Casey Woo is the Co-Founder of Operators Guild, a community of leading technology finance and operations leaders, and the General Partner at FOG Ventures. Casey was previously the CFO of Landing, Global Head of Strategic Finance at WeWork, and COO and CFO of ZOZI (acquired by Peek).
In the last few days, the tech world has been abuzz about ChatGPT, an artificial intelligence (AI) chatbot released by San Francisco startup OpenAI for public testing. ChatGPT has amazed the tech space with its ability to provide eerily accurate and human-like answers, prompting discussion about AI coming for knowledge workers and replacing Google.
“It might be over for financial analysts,” declared one post from a Twitter influencer. The post, which received 8,141 likes, shared a screenshot of ChatGPT’s code to automate a discounted cash flow model.
So why don’t I think AI will take over the finance function? Don’t just take my word for it. I asked ChatGPT to write an intro to this post, and this is what it said:
“Artificial intelligence has the potential to revolutionize many industries, including finance. However, despite its impressive capabilities, it is unlikely that AI will entirely take over the finance function at companies. In this article, we will explore some of the reasons why AI may not be able to fully replace human workers in finance, such as the complexity and nuance of the field, the importance of interpersonal skills, and the potential lack of trust in AI among consumers. While AI may be able to assist with certain aspects of finance, it is important to recognize its limitations and the continued importance of human expertise in the industry.”
When it comes down to it, “business” is a bunch of humans deciding to work together on building something to sell to other humans that hopefully generates more profit than it costs to run the show. The components of business = humans + process + systems. All of these need to work well together to grow the business.

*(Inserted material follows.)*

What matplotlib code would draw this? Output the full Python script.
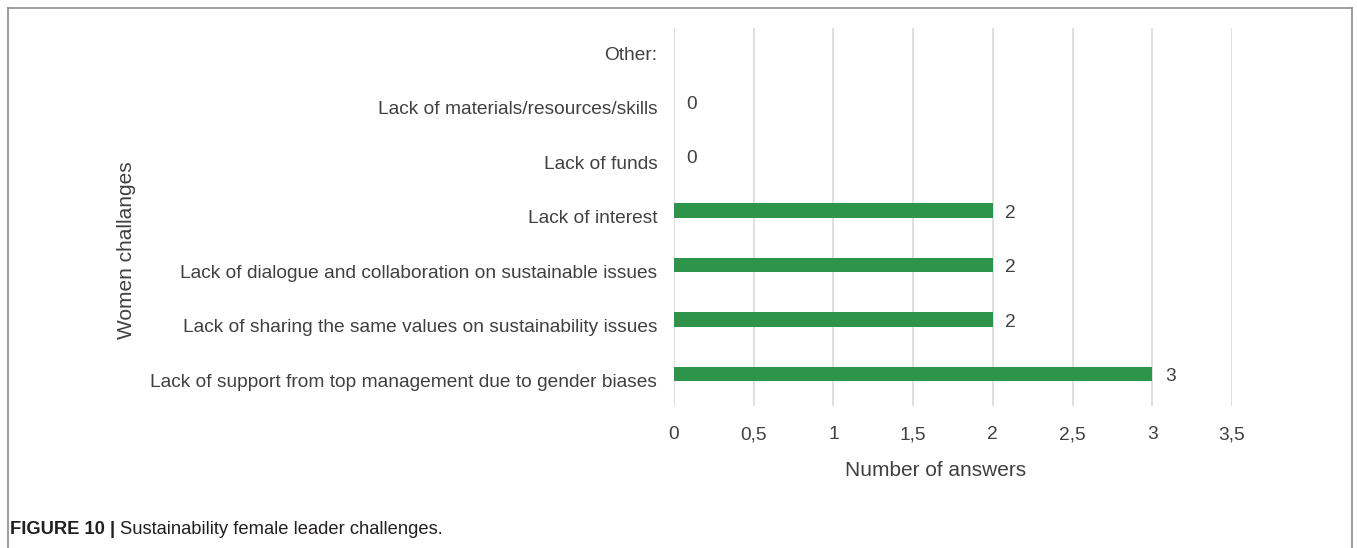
import numpy as np
import matplotlib.pyplot as plt
import matplotlib.transforms as mtransforms
from matplotlib.lines import Line2D

categories = [
    "Lack of support from top management due to gender biases",
    "Lack of sharing the same values on sustainability issues",
    "Lack of dialogue and collaboration on sustainable issues",
    "Lack of interest",
    "Lack of funds",
    "Lack of materials/resources/skills",
    "Other:",
]
answers = [3, 2, 2, 2, 0, 0, None]
xticks = [0, 0.5, 1, 1.5, 2, 2.5, 3, 3.5]
xtick_labels = ["0", "0,5", "1", "1,5", "2", "2,5", "3", "3,5"]

plt.rcParams["font.family"] = ["Liberation Sans", "DejaVu Sans"]
text_grey = "#404040"
bar_green = "#2e9449"

fig = plt.figure(figsize=(13.57, 5.48), dpi=100)
ax = fig.add_axes([674 / 1357, 1 - 406 / 548, 558 / 1357, 378 / 548])

y = np.arange(len(categories))
vals = [v if v is not None else 0 for v in answers]
ax.barh(y, vals, height=0.265, color=bar_green, zorder=3)

for yi, v in zip(y, answers):
    if v is None:
        continue
    ax.annotate(str(v), (v, yi), xytext=(9, -2), textcoords="offset points",
                ha="left", va="center", fontsize=13.8, color=text_grey)

ax.set_xlim(0, 3.5)
ax.set_ylim(-0.587, 6.35)
ax.set_xticks(xticks)
ax.set_xticklabels(xtick_labels)
ax.set_yticks(y)
ax.set_yticklabels(categories)
ax.tick_params(axis="both", length=0, labelsize=13.8, colors=text_grey)
ax.tick_params(axis="x", pad=24)
ax.tick_params(axis="y", pad=12)
# keep the comma labels on the same baseline as the others
for lbl in ax.get_xticklabels():
    lbl.set_verticalalignment("baseline")
# category names sit a little below the bar centres
shift = mtransforms.ScaledTranslation(0, -0.06, fig.dpi_scale_trans)
for lbl in ax.get_yticklabels():
    lbl.set_transform(lbl.get_transform() + shift)
ax.grid(axis="x", color="#d9d9d9", linewidth=1.2, zorder=0)
for s in ax.spines.values():
    s.set_visible(False)

fig.text(936 / 1357, 1 - 470 / 548, "Number of answers",
         ha="center", va="center", fontsize=15, color=text_grey)
fig.text(127 / 1357, 1 - 250 / 548, "Women challanges", rotation=90,
         ha="center", va="center", fontsize=15, color=text_grey)

# frame around the figure panel (open at the bottom)
frame = dict(color="#8c8c8c", linewidth=1.2, transform=fig.transFigure)
x0, x1, ytop = 8 / 1357, 1352 / 1357, 1 - 8 / 548
fig.add_artist(Line2D([x0, x0], [0, ytop], **frame))
fig.add_artist(Line2D([x0, x1], [ytop, ytop], **frame))
fig.add_artist(Line2D([x1, x1], [0, ytop], **frame))

cap = fig.text(10 / 1357, 1 - 529 / 548, "FIGURE 10 | ", fontsize=13.2,
               fontweight="bold", color="#231f20", va="center")
fig.canvas.draw()
bb = cap.get_window_extent()
fig.text(bb.x1 / fig.bbox.width, 1 - 529 / 548,
         "Sustainability female leader challenges.", fontsize=13.2,
         color="#231f20", va="center")

fig.savefig("out.png", dpi=100)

The human part of business drives business strategy. This requires an understanding of company goals and the interconnected relationship among different functions of the business, as well as the tangible and intangible downstream effects of decisions. Fostering collaboration requires empathy, emotional intelligence, and interpersonal connection, which AI can’t replicate (yet).
The systems (FP&A software, spreadsheets) and processes (using DCF to help value a project) shouldn’t be confused with the human variable. AI and other technological advances can reduce the burden of processes and improve tools, freeing up finance teams to spend a greater percentage of their time doing the “human” part. Finance teams can leverage AI and FP&A software platforms to reduce or eliminate repetitive, time-consuming, manual tasks, such as cleaning data, automating reporting, and running through reams of transactional data to extract insights.
So, finance leaders and their teams shouldn’t be scared of AI. Partnering with AI means that humans can do their best.